The secret of the greatest-ever student prank

Wednesday, July 2nd, 2008



The secret of the greatest-ever student prank — in British history — has been revealed after 50 years:

At an anniversary dinner this month, ringleader Peter Davey revealed he had hatched the plan while staying in rooms at Gonville and Caius College overlooking the Senate House roof.

He felt the expanse of roof ‘cried out’ to be made more interesting and decided a car would do the trick, recruiting 11 others to help realise his plan.

The group chose the May Bumps week, when any passers-by were likely to be drunken rowers celebrating after their races.

After finding a clapped-out Austin Seven, the group had to tow it through Cambridge to a parking space near Senate House but hit on the idea of sticking signs on it advertising a May ball to explain its presence.

Mr Davey, now 72, said a ground party manoeuvred the car into position while a lifting party on the Senate House roof hoisted it up using an A-shaped crane constructed from scaffolding poles and steel rope.

A third group, the bridge party, passed a plank across the notorious Senate House Leap – an 8ft gap between the roof and a turret window at Caius – and helped the lifters ferry across lifting gear comprising three types of rope, hooks and pulleys.

Policemen who heard a commotion as the equipment passed above them questioned some of the ground party but were distracted by careless drivers nearby and left them alone.

Three carousing rowers spotted the car swinging about 40ft up, despite the efforts of two girls on the ground team who had been recruited to hitch up their skirts a couple of inches to distract passers-by – a ploy more likely to work in 1958 than now.

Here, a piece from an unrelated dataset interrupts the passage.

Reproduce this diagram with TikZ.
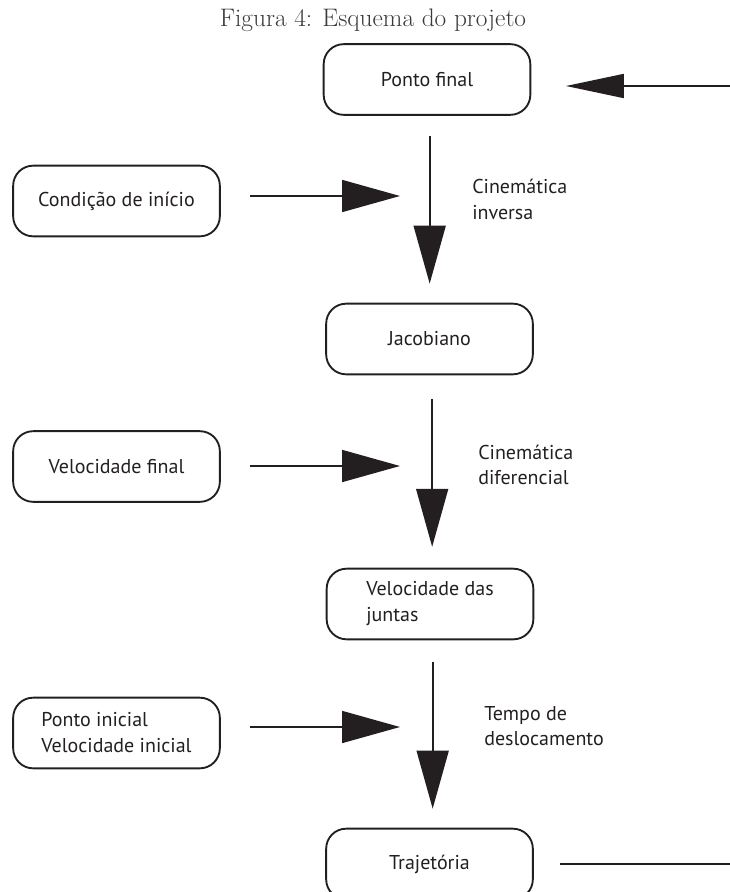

The rowers were fobbed off with the explanation that it was a tethered balloon.

The stunt almost went awry when the team tried to swing the car through the apex of the A-frame, over the Senate House balustrade and on to the roof.

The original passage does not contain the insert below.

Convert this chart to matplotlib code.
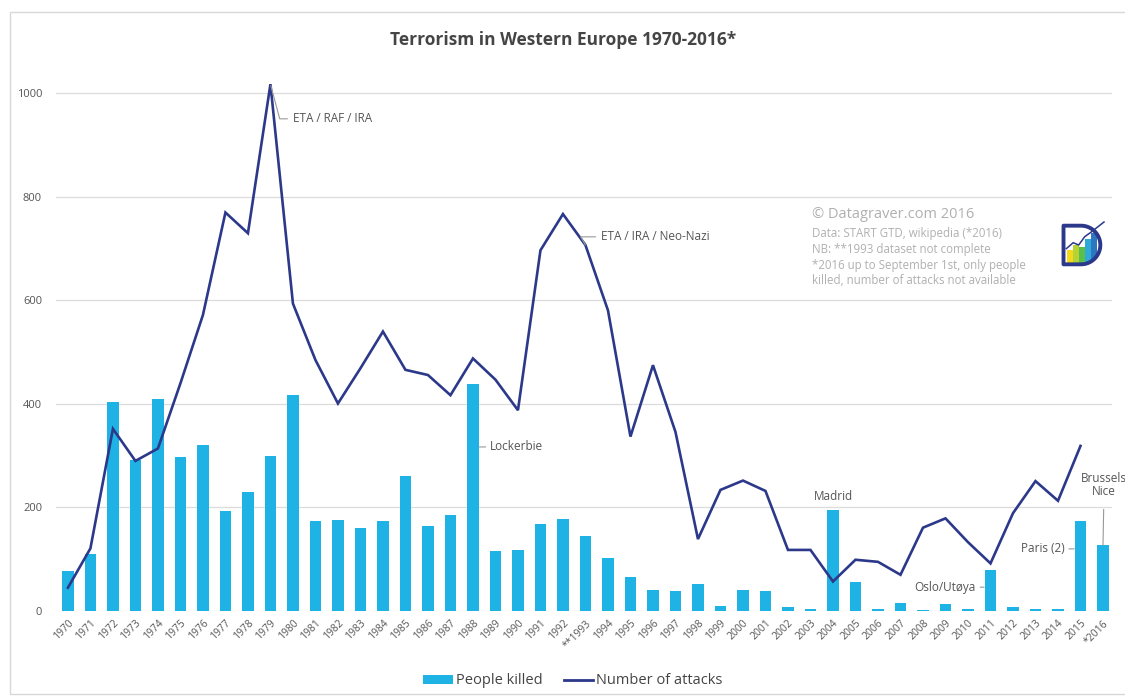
import matplotlib
matplotlib.use("Agg")
import matplotlib.pyplot as plt
import numpy as np
from matplotlib.patches import Rectangle, Patch, PathPatch
from matplotlib.path import Path
from matplotlib.lines import Line2D

plt.rcParams['font.family'] = ['Open Sans', 'DejaVu Sans']

years = ["1970", "1971", "1972", "1973", "1974", "1975", "1976", "1977", "1978", "1979",
         "1980", "1981", "1982", "1983", "1984", "1985", "1986", "1987", "1988", "1989",
         "1990", "1991", "1992", "**1993", "1994", "1995", "1996", "1997", "1998", "1999",
         "2000", "2001", "2002", "2003", "2004", "2005", "2006", "2007", "2008", "2009",
         "2010", "2011", "2012", "2013", "2014", "2015", "*2016"]

people_killed = [77, 110, 404, 292, 410, 297, 321, 193, 229, 300,
                 417, 174, 176, 160, 173, 260, 164, 186, 438, 116,
                 117, 169, 178, 145, 103, 66, 41, 39, 52, 10,
                 40, 39, 7, 4, 195, 57, 4, 15, 1, 13,
                 3, 79, 8, 4, 3, 173, 127]

attacks = [45, 121, 352, 290, 314, 440, 572, 770, 730, 1018,
           594, 485, 401, 469, 540, 466, 456, 417, 488, 447,
           388, 697, 767, 707, 581, 337, 475, 346, 139, 234,
           252, 232, 118, 118, 57, 99, 95, 70, 161, 179,
           133, 92, 189, 251, 213, 319]

yticks = [0, 200, 400, 600, 800, 1000]

BAR = "#1fb3e5"
LINE = "#2c3889"
TXT = "#555555"

W, H = 1125, 698
fig = plt.figure(figsize=(W / 100, H / 100), dpi=100)
fig.patch.set_facecolor("white")

# frame
fig.add_artist(Rectangle((10 / W, 4 / H), 1.2, (H - 16) / H, transform=fig.transFigure,
                         fill=False, edgecolor="#d8d8d8", linewidth=1.0))

ax = fig.add_axes([56 / W, (H - 611) / H, (1112 - 56) / W, (611 - 67.6) / H])
x = np.arange(len(years))
ax.bar(x, people_killed, width=0.52, color=BAR, zorder=2)
ax.plot(np.arange(len(attacks)), attacks, color=LINE, linewidth=1.9, zorder=3,
        solid_joinstyle="miter")

ax.set_xlim(-0.53, 46.4)
ax.set_ylim(0, 1050)
ax.set_yticks(yticks)
ax.set_yticklabels([str(v) for v in yticks], color=TXT, fontsize=8)
ax.set_xticks(x)
ax.set_xticklabels(years, rotation=45, ha="right", rotation_mode="anchor",
                   color=TXT, fontsize=7.5)
ax.tick_params(axis="both", length=0)
ax.tick_params(axis="y", pad=10)
ax.tick_params(axis="x", pad=5)
ax.grid(axis="y", color="#dcdcdc", linewidth=0.9, zorder=0)
for s in ax.spines.values():
    s.set_visible(False)

ann_kw = dict(color=TXT, fontsize=8.5)
ax.annotate("ETA / RAF / IRA", xy=(9, 1018), xytext=(10.0, 951), va="center", ha="left",
            arrowprops=dict(arrowstyle="-", color="#999999", lw=0.8,
                            connectionstyle="angle,angleA=0,angleB=-75,rad=0",
                            shrinkA=2, shrinkB=1), **ann_kw)
ax.annotate("ETA / IRA / Neo-Nazi", xy=(23, 707), xytext=(23.7, 723), va="center", ha="left",
            arrowprops=dict(arrowstyle="-", color="#999999", lw=0.8,
                            connectionstyle="angle,angleA=0,angleB=-60,rad=0",
                            shrinkA=2, shrinkB=0), **ann_kw)
ax.annotate("Lockerbie", xy=(18.28, 317), xytext=(18.75, 317), va="center", ha="left",
            arrowprops=dict(arrowstyle="-", color="#999999", lw=0.8, shrinkA=1, shrinkB=0),
            **ann_kw)
ax.text(34, 222, "Madrid", va="center", ha="center", **ann_kw)
ax.annotate("Oslo/Utøya", xy=(40.72, 46), xytext=(40.35, 46), va="center", ha="right",
            bbox=dict(boxstyle="square,pad=0.25", fc="white", ec="none"),
            arrowprops=dict(arrowstyle="-", color="#999999", lw=0.8, shrinkA=1, shrinkB=0),
            zorder=4, **ann_kw)
ax.annotate("Paris (2)", xy=(44.72, 120), xytext=(44.3, 120), va="center", ha="right",
            arrowprops=dict(arrowstyle="-", color="#999999", lw=0.8, shrinkA=1, shrinkB=0),
            **ann_kw)
ax.annotate("Brussels\nNice", xy=(46, 127), xytext=(46.05, 243), va="center", ha="center",
            linespacing=1.0, annotation_clip=False,
            arrowprops=dict(arrowstyle="-", color="#999999", lw=0.8, shrinkA=6, shrinkB=0),
            **ann_kw)

# title
fig.text(563 / W, 1 - 40 / H, "Terrorism in Western Europe 1970-2016*", ha="center", va="center",
         fontsize=12.5, fontweight="bold", color="#454545")

# watermark
fig.text(812 / W, 1 - 215 / H, "© Datagraver.com 2016", ha="left", va="center",
         fontsize=10.5, color="#b0b0b0")
notes = ["Data: START GTD, wikipedia (*2016)", "NB: **1993 dataset not complete",
         "*2016 up to September 1st, only people", "killed, number of attacks not available"]
for i, n in enumerate(notes):
    fig.text(812 / W, 1 - (234 + i * 15.5) / H, n, ha="left", va="center",
             fontsize=8.3, color="#b0b0b0")

# logo (D shape with small bar chart)
lax = fig.add_axes([1058 / W, 1 - 268 / H, 46 / W, 46 / H])
lax.set_xlim(0, 1)
lax.set_ylim(0, 1)
lax.set_aspect("equal")
lax.axis("off")
theta = np.linspace(np.pi / 2, -np.pi / 2, 40)
dverts = [(0.12, 0.08), (0.12, 0.92), (0.5, 0.92)]
dverts += [(0.5 + 0.42 * np.cos(t), 0.5 + 0.42 * np.sin(t)) for t in theta]
dverts += [(0.12, 0.08), (0.12, 0.08)]
codes = [Path.MOVETO] + [Path.LINETO] * (len(dverts) - 2) + [Path.CLOSEPOLY]
dpath = Path(dverts, codes)
clip = PathPatch(dpath, fc="none", ec="none", transform=lax.transData)
lax.add_patch(clip)
cols = ["#f4d81c", "#b5d334", "#5cbf4a", "#2fa9d8", "#2d77c0"]
hts = [0.32, 0.42, 0.38, 0.55, 0.68]
for i, (c, h) in enumerate(zip(cols, hts)):
    r = Rectangle((0.2 + i * 0.13, 0.08), 0.13, h, color=c, lw=0)
    lax.add_patch(r)
    r.set_clip_path(clip)
lax.add_patch(PathPatch(dpath, fc="none", ec="#2c3889", lw=2.8, joinstyle="round"))
lax.plot([0.18, 0.33, 0.45, 0.58, 0.72, 1.0], [0.42, 0.55, 0.5, 0.68, 0.78, 1.0],
         color="#2c3889", lw=1.1, clip_on=False)

# legend
handles = [Patch(facecolor=BAR, edgecolor="none"),
           Line2D([0], [0], color=LINE, lw=2)]
fig.legend(handles, ["People killed", "Number of attacks"], loc="center",
           bbox_to_anchor=(573 / W, 1 - 681 / H), ncol=2, frameon=False,
           fontsize=10.5, handlelength=2.0, handleheight=0.6, handletextpad=0.2,
           columnspacing=1.5, labelcolor="#444444")

fig.savefig("out.png", dpi=100, facecolor="white")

They had failed to erect a rope check line running from the Caius side which would have steadied the vehicle. It crashed on to the roof from 5ft above it and, fearing they would be discovered, the lifting team hastily pushed it to the apex before grabbing their equipment and fleeing over the plank bridge.

The next day the bizarre sight enthralled crowds of onlookers as attempts by the authorities to construct a crane to hoist it back down failed.



Interestingly, in Philip Wylie’s 1930 novel, Gladiator — arguably the inspiration for Superman — the protagonist pulls off a similar prank, placing a cannon from his school quad on the roof of a nearby building — without using any equipment, of course.